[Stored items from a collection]
- - - - -

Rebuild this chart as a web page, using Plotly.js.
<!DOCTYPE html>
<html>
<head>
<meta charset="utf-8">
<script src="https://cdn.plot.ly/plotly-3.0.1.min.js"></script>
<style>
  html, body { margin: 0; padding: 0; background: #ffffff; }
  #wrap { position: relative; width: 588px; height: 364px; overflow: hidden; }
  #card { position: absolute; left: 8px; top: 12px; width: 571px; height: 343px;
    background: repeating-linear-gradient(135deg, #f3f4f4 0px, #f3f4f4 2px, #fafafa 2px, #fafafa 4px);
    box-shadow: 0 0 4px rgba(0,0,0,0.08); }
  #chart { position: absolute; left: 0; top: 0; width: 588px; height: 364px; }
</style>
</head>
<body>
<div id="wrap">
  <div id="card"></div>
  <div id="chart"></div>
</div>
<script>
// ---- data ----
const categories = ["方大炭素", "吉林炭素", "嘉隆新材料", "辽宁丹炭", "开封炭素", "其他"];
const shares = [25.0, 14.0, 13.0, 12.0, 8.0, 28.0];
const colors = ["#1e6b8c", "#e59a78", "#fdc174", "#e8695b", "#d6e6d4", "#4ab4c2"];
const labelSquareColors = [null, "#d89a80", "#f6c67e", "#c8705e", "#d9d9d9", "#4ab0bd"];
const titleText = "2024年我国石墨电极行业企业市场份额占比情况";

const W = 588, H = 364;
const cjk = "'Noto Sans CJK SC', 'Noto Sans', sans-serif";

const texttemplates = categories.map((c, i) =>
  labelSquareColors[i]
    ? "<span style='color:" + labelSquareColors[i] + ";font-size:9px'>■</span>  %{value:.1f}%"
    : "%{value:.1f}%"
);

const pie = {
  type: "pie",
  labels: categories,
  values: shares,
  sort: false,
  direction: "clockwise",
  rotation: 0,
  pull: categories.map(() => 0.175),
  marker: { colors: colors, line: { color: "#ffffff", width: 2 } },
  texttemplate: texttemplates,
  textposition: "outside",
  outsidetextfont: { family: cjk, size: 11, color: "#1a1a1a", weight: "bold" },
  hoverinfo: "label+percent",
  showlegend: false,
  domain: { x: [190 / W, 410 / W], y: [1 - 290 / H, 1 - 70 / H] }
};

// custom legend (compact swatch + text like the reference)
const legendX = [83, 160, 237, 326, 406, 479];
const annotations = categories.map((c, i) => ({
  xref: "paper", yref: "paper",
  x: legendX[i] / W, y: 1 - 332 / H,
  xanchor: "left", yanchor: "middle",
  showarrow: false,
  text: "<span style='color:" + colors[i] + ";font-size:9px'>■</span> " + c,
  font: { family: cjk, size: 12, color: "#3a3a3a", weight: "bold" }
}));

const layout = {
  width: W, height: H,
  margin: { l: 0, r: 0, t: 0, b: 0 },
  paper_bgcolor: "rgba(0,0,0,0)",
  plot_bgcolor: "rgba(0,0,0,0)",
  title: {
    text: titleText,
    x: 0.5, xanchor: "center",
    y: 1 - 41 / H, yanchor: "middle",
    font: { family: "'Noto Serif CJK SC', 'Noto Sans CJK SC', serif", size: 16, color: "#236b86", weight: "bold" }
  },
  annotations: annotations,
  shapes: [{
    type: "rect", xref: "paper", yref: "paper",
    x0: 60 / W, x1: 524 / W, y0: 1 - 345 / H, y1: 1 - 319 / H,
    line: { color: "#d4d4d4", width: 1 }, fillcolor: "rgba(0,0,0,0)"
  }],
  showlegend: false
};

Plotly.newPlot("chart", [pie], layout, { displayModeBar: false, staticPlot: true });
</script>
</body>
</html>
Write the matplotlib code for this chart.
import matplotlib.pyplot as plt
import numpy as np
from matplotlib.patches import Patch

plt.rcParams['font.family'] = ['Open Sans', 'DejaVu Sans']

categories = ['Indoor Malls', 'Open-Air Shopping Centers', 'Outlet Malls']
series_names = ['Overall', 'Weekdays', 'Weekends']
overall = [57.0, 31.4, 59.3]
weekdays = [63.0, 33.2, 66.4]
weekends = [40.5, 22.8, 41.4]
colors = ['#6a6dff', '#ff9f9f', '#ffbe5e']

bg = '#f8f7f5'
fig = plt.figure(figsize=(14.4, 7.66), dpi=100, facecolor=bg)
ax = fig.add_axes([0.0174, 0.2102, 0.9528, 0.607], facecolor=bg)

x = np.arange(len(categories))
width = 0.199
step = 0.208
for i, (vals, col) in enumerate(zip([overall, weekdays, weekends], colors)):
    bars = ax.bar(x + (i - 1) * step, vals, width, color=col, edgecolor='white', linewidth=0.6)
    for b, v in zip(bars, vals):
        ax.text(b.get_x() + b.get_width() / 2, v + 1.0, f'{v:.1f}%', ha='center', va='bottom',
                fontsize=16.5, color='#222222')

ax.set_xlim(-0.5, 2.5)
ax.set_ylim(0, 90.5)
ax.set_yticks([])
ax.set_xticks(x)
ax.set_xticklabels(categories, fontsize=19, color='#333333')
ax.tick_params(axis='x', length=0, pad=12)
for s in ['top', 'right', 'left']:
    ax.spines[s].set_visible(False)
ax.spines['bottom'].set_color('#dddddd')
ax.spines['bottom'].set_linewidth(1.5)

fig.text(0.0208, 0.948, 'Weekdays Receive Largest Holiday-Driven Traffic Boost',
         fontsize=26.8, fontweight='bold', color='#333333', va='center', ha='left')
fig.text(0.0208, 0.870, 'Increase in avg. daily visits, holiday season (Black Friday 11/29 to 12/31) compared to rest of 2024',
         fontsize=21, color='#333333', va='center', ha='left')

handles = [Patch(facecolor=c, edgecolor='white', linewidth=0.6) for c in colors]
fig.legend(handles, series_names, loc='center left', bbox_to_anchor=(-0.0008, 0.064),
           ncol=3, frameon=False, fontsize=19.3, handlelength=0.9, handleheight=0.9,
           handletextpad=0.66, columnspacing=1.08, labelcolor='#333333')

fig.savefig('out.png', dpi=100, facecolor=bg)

- - - - -

*Problem*
Return all of the entries word for word.

*Correct result*
Rebuild this chart as a web page, using Plotly.js.
<!DOCTYPE html>
<html>
<head>
<meta charset="utf-8">
<script src="https://cdn.plot.ly/plotly-3.0.1.min.js"></script>
<style>
  html, body { margin: 0; padding: 0; background: #ffffff; }
  #wrap { position: relative; width: 588px; height: 364px; overflow: hidden; }
  #card { position: absolute; left: 8px; top: 12px; width: 571px; height: 343px;
    background: repeating-linear-gradient(135deg, #f3f4f4 0px, #f3f4f4 2px, #fafafa 2px, #fafafa 4px);
    box-shadow: 0 0 4px rgba(0,0,0,0.08); }
  #chart { position: absolute; left: 0; top: 0; width: 588px; height: 364px; }
</style>
</head>
<body>
<div id="wrap">
  <div id="card"></div>
  <div id="chart"></div>
</div>
<script>
// ---- data ----
const categories = ["方大炭素", "吉林炭素", "嘉隆新材料", "辽宁丹炭", "开封炭素", "其他"];
const shares = [25.0, 14.0, 13.0, 12.0, 8.0, 28.0];
const colors = ["#1e6b8c", "#e59a78", "#fdc174", "#e8695b", "#d6e6d4", "#4ab4c2"];
const labelSquareColors = [null, "#d89a80", "#f6c67e", "#c8705e", "#d9d9d9", "#4ab0bd"];
const titleText = "2024年我国石墨电极行业企业市场份额占比情况";

const W = 588, H = 364;
const cjk = "'Noto Sans CJK SC', 'Noto Sans', sans-serif";

const texttemplates = categories.map((c, i) =>
  labelSquareColors[i]
    ? "<span style='color:" + labelSquareColors[i] + ";font-size:9px'>■</span>  %{value:.1f}%"
    : "%{value:.1f}%"
);

const pie = {
  type: "pie",
  labels: categories,
  values: shares,
  sort: false,
  direction: "clockwise",
  rotation: 0,
  pull: categories.map(() => 0.175),
  marker: { colors: colors, line: { color: "#ffffff", width: 2 } },
  texttemplate: texttemplates,
  textposition: "outside",
  outsidetextfont: { family: cjk, size: 11, color: "#1a1a1a", weight: "bold" },
  hoverinfo: "label+percent",
  showlegend: false,
  domain: { x: [190 / W, 410 / W], y: [1 - 290 / H, 1 - 70 / H] }
};

// custom legend (compact swatch + text like the reference)
const legendX = [83, 160, 237, 326, 406, 479];
const annotations = categories.map((c, i) => ({
  xref: "paper", yref: "paper",
  x: legendX[i] / W, y: 1 - 332 / H,
  xanchor: "left", yanchor: "middle",
  showarrow: false,
  text: "<span style='color:" + colors[i] + ";font-size:9px'>■</span> " + c,
  font: { family: cjk, size: 12, color: "#3a3a3a", weight: "bold" }
}));

const layout = {
  width: W, height: H,
  margin: { l: 0, r: 0, t: 0, b: 0 },
  paper_bgcolor: "rgba(0,0,0,0)",
  plot_bgcolor: "rgba(0,0,0,0)",
  title: {
    text: titleText,
    x: 0.5, xanchor: "center",
    y: 1 - 41 / H, yanchor: "middle",
    font: { family: "'Noto Serif CJK SC', 'Noto Sans CJK SC', serif", size: 16, color: "#236b86", weight: "bold" }
  },
  annotations: annotations,
  shapes: [{
    type: "rect", xref: "paper", yref: "paper",
    x0: 60 / W, x1: 524 / W, y0: 1 - 345 / H, y1: 1 - 319 / H,
    line: { color: "#d4d4d4", width: 1 }, fillcolor: "rgba(0,0,0,0)"
  }],
  showlegend: false
};

Plotly.newPlot("chart", [pie], layout, { displayModeBar: false, staticPlot: true });
</script>
</body>
</html>
Write the matplotlib code for this chart.
import matplotlib.pyplot as plt
import numpy as np
from matplotlib.patches import Patch

plt.rcParams['font.family'] = ['Open Sans', 'DejaVu Sans']

categories = ['Indoor Malls', 'Open-Air Shopping Centers', 'Outlet Malls']
series_names = ['Overall', 'Weekdays', 'Weekends']
overall = [57.0, 31.4, 59.3]
weekdays = [63.0, 33.2, 66.4]
weekends = [40.5, 22.8, 41.4]
colors = ['#6a6dff', '#ff9f9f', '#ffbe5e']

bg = '#f8f7f5'
fig = plt.figure(figsize=(14.4, 7.66), dpi=100, facecolor=bg)
ax = fig.add_axes([0.0174, 0.2102, 0.9528, 0.607], facecolor=bg)

x = np.arange(len(categories))
width = 0.199
step = 0.208
for i, (vals, col) in enumerate(zip([overall, weekdays, weekends], colors)):
    bars = ax.bar(x + (i - 1) * step, vals, width, color=col, edgecolor='white', linewidth=0.6)
    for b, v in zip(bars, vals):
        ax.text(b.get_x() + b.get_width() / 2, v + 1.0, f'{v:.1f}%', ha='center', va='bottom',
                fontsize=16.5, color='#222222')

ax.set_xlim(-0.5, 2.5)
ax.set_ylim(0, 90.5)
ax.set_yticks([])
ax.set_xticks(x)
ax.set_xticklabels(categories, fontsize=19, color='#333333')
ax.tick_params(axis='x', length=0, pad=12)
for s in ['top', 'right', 'left']:
    ax.spines[s].set_visible(False)
ax.spines['bottom'].set_color('#dddddd')
ax.spines['bottom'].set_linewidth(1.5)

fig.text(0.0208, 0.948, 'Weekdays Receive Largest Holiday-Driven Traffic Boost',
         fontsize=26.8, fontweight='bold', color='#333333', va='center', ha='left')
fig.text(0.0208, 0.870, 'Increase in avg. daily visits, holiday season (Black Friday 11/29 to 12/31) compared to rest of 2024',
         fontsize=21, color='#333333', va='center', ha='left')

handles = [Patch(facecolor=c, edgecolor='white', linewidth=0.6) for c in colors]
fig.legend(handles, series_names, loc='center left', bbox_to_anchor=(-0.0008, 0.064),
           ncol=3, frameon=False, fontsize=19.3, handlelength=0.9, handleheight=0.9,
           handletextpad=0.66, columnspacing=1.08, labelcolor='#333333')

fig.savefig('out.png', dpi=100, facecolor=bg)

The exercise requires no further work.